Leaving the pictures aside, transcribe every line below exactly.

# [DATASET EXCERPT]
--- START ---

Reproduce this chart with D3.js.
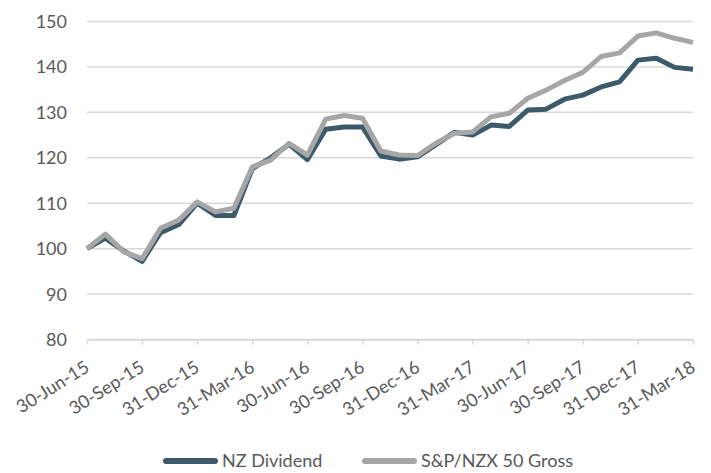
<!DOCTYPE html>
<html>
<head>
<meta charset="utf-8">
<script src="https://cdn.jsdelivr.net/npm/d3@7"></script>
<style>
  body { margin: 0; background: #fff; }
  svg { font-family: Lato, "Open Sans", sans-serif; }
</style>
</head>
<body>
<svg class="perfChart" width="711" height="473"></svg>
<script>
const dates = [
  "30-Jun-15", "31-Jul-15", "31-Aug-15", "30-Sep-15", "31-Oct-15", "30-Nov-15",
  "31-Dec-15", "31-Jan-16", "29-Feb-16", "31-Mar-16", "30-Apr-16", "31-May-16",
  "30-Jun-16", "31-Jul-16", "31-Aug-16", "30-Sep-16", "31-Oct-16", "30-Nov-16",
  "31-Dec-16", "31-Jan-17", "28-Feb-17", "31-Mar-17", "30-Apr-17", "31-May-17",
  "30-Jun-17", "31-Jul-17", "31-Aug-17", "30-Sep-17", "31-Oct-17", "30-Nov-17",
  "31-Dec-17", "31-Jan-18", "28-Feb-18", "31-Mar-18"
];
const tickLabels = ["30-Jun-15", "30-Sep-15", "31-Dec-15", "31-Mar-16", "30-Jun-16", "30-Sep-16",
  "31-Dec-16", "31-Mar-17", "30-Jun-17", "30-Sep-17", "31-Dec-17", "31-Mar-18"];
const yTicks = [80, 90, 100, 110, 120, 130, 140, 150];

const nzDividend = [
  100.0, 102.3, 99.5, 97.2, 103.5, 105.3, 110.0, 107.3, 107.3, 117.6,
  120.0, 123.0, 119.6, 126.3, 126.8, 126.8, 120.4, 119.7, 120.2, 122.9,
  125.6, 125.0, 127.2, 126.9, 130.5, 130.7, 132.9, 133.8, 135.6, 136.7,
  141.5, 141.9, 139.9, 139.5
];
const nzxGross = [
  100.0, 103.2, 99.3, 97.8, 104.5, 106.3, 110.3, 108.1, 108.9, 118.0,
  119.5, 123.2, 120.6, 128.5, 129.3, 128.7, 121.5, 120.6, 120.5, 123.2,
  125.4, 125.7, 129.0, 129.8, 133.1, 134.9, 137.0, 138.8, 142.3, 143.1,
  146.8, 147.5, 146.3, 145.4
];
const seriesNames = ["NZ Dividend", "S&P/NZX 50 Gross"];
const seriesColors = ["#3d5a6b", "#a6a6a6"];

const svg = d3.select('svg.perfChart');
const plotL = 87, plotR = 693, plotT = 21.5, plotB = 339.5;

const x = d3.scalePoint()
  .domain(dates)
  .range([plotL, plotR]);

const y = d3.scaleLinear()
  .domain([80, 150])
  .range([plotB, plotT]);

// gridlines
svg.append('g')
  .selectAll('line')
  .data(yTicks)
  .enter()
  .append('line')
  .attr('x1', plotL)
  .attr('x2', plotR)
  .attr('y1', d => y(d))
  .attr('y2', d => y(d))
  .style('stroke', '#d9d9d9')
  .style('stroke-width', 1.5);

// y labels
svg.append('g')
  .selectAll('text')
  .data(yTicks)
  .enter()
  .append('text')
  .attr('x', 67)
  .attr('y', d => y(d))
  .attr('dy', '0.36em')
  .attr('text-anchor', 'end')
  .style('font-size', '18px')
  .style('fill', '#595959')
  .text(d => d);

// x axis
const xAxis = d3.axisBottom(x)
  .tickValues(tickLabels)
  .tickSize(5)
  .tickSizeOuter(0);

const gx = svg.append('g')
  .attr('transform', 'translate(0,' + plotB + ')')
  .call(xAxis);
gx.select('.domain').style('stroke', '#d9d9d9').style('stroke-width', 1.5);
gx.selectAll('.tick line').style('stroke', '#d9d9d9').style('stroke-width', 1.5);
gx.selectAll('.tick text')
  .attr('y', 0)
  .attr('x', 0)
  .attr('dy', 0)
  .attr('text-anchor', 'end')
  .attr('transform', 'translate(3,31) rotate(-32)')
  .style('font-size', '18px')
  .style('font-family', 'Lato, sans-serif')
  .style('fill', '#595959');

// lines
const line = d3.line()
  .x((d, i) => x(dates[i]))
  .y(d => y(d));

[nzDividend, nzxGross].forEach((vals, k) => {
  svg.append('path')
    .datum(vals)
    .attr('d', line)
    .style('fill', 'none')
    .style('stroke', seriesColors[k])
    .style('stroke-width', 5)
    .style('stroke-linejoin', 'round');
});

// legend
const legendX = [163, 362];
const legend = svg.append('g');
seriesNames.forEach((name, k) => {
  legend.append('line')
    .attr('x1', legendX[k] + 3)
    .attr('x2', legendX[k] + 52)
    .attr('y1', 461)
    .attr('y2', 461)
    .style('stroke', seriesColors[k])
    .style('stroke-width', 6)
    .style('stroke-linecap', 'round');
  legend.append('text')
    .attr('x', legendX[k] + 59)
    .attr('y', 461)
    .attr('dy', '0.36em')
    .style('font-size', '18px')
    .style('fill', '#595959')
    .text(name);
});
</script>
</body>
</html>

--- END ---

# [EXERCISE RESULT]
Reproduce this chart with D3.js.
<!DOCTYPE html>
<html>
<head>
<meta charset="utf-8">
<script src="https://cdn.jsdelivr.net/npm/d3@7"></script>
<style>
  body { margin: 0; background: #fff; }
  svg { font-family: Lato, "Open Sans", sans-serif; }
</style>
</head>
<body>
<svg class="perfChart" width="711" height="473"></svg>
<script>
const dates = [
  "30-Jun-15", "31-Jul-15", "31-Aug-15", "30-Sep-15", "31-Oct-15", "30-Nov-15",
  "31-Dec-15", "31-Jan-16", "29-Feb-16", "31-Mar-16", "30-Apr-16", "31-May-16",
  "30-Jun-16", "31-Jul-16", "31-Aug-16", "30-Sep-16", "31-Oct-16", "30-Nov-16",
  "31-Dec-16", "31-Jan-17", "28-Feb-17", "31-Mar-17", "30-Apr-17", "31-May-17",
  "30-Jun-17", "31-Jul-17", "31-Aug-17", "30-Sep-17", "31-Oct-17", "30-Nov-17",
  "31-Dec-17", "31-Jan-18", "28-Feb-18", "31-Mar-18"
];
const tickLabels = ["30-Jun-15", "30-Sep-15", "31-Dec-15", "31-Mar-16", "30-Jun-16", "30-Sep-16",
  "31-Dec-16", "31-Mar-17", "30-Jun-17", "30-Sep-17", "31-Dec-17", "31-Mar-18"];
const yTicks = [80, 90, 100, 110, 120, 130, 140, 150];

const nzDividend = [
  100.0, 102.3, 99.5, 97.2, 103.5, 105.3, 110.0, 107.3, 107.3, 117.6,
  120.0, 123.0, 119.6, 126.3, 126.8, 126.8, 120.4, 119.7, 120.2, 122.9,
  125.6, 125.0, 127.2, 126.9, 130.5, 130.7, 132.9, 133.8, 135.6, 136.7,
  141.5, 141.9, 139.9, 139.5
];
const nzxGross = [
  100.0, 103.2, 99.3, 97.8, 104.5, 106.3, 110.3, 108.1, 108.9, 118.0,
  119.5, 123.2, 120.6, 128.5, 129.3, 128.7, 121.5, 120.6, 120.5, 123.2,
  125.4, 125.7, 129.0, 129.8, 133.1, 134.9, 137.0, 138.8, 142.3, 143.1,
  146.8, 147.5, 146.3, 145.4
];
const seriesNames = ["NZ Dividend", "S&P/NZX 50 Gross"];
const seriesColors = ["#3d5a6b", "#a6a6a6"];

const svg = d3.select('svg.perfChart');
const plotL = 87, plotR = 693, plotT = 21.5, plotB = 339.5;

const x = d3.scalePoint()
  .domain(dates)
  .range([plotL, plotR]);

const y = d3.scaleLinear()
  .domain([80, 150])
  .range([plotB, plotT]);

// gridlines
svg.append('g')
  .selectAll('line')
  .data(yTicks)
  .enter()
  .append('line')
  .attr('x1', plotL)
  .attr('x2', plotR)
  .attr('y1', d => y(d))
  .attr('y2', d => y(d))
  .style('stroke', '#d9d9d9')
  .style('stroke-width', 1.5);

// y labels
svg.append('g')
  .selectAll('text')
  .data(yTicks)
  .enter()
  .append('text')
  .attr('x', 67)
  .attr('y', d => y(d))
  .attr('dy', '0.36em')
  .attr('text-anchor', 'end')
  .style('font-size', '18px')
  .style('fill', '#595959')
  .text(d => d);

// x axis
const xAxis = d3.axisBottom(x)
  .tickValues(tickLabels)
  .tickSize(5)
  .tickSizeOuter(0);

const gx = svg.append('g')
  .attr('transform', 'translate(0,' + plotB + ')')
  .call(xAxis);
gx.select('.domain').style('stroke', '#d9d9d9').style('stroke-width', 1.5);
gx.selectAll('.tick line').style('stroke', '#d9d9d9').style('stroke-width', 1.5);
gx.selectAll('.tick text')
  .attr('y', 0)
  .attr('x', 0)
  .attr('dy', 0)
  .attr('text-anchor', 'end')
  .attr('transform', 'translate(3,31) rotate(-32)')
  .style('font-size', '18px')
  .style('font-family', 'Lato, sans-serif')
  .style('fill', '#595959');

// lines
const line = d3.line()
  .x((d, i) => x(dates[i]))
  .y(d => y(d));

[nzDividend, nzxGross].forEach((vals, k) => {
  svg.append('path')
    .datum(vals)
    .attr('d', line)
    .style('fill', 'none')
    .style('stroke', seriesColors[k])
    .style('stroke-width', 5)
    .style('stroke-linejoin', 'round');
});

// legend
const legendX = [163, 362];
const legend = svg.append('g');
seriesNames.forEach((name, k) => {
  legend.append('line')
    .attr('x1', legendX[k] + 3)
    .attr('x2', legendX[k] + 52)
    .attr('y1', 461)
    .attr('y2', 461)
    .style('stroke', seriesColors[k])
    .style('stroke-width', 6)
    .style('stroke-linecap', 'round');
  legend.append('text')
    .attr('x', legendX[k] + 59)
    .attr('y', 461)
    .attr('dy', '0.36em')
    .style('font-size', '18px')
    .style('fill', '#595959')
    .text(name);
});
</script>
</body>
</html>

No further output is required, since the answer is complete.